Ray tracing is easier to implement than rasterization...


It really depends on how much functionality you want for both methods.

Rasterization really doesn't require that much work, but you need to be able to do a world/view-transform, clip triangles/quads, and do perspective correct texturing. The most sophisticated bit of that is a clipping algorithm, which is really easy to implement.

Ray tracing requires you to generate a ray per pixel (essentially the opposite world/view-transform), determine ray/box intersections, and based on the intersection coordinate of ray and box determine a texture coordinate.

As someone who has done both, I would say the two procedures are pretty the same level of complexity (if you stay away from bilinear texture interpolation), but I admit that raytracing feels easier to implement as you avoid the clipping and perspective correct texturing.

However, The Minecraft world is a uniform grid of "boxes", so it contains a lot of quads leading to potentially huge amounts of overdraw which quickly becomes infeasible for a software-rasterizer. So if you wish to rasterize in software, you'll need to do a bit of additional work to avoid drawing a lot of hidden box-sides (ignore shared sides), and you'll never get overdraw down to 0 unless you use additional screen-based data-structures.

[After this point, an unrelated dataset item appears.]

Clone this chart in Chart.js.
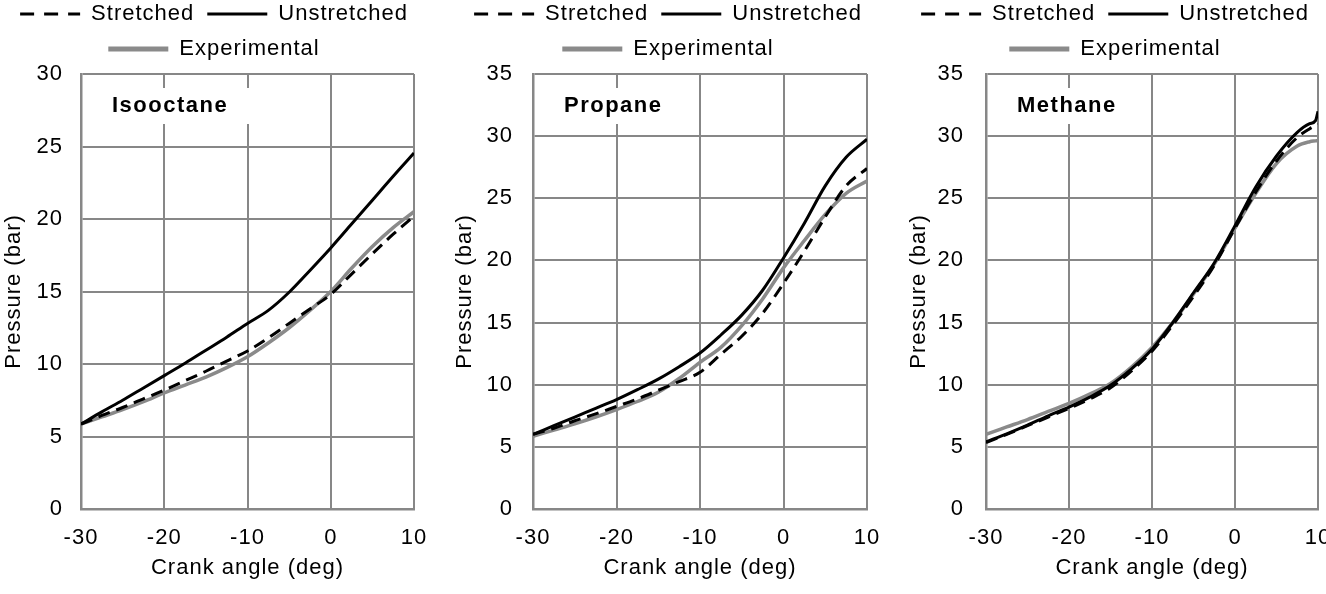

On the other hand, the author had to implement a raycasting algorithm on the uniform grid for the raytracer to be efficient. This is actually also a little bit painful.

So for that reason, the ray-tracer is definitely the right decision here.

On a related note, I tried to implement raycasting on a uniform 3D grid on a 486/66 Mhz in 1996... Got around 2-5 FPS in 320x200. So it was completely infeasible back then.


I've done both and ray tracing techniques are much more complicated and heterogeneous.


This isn't a typical raytracer. Instead, it's a very clever ray marching in a uniform grid. It resembles a Wolfenstein/Doom -style raycaster more than what you usually think of as a raytracer.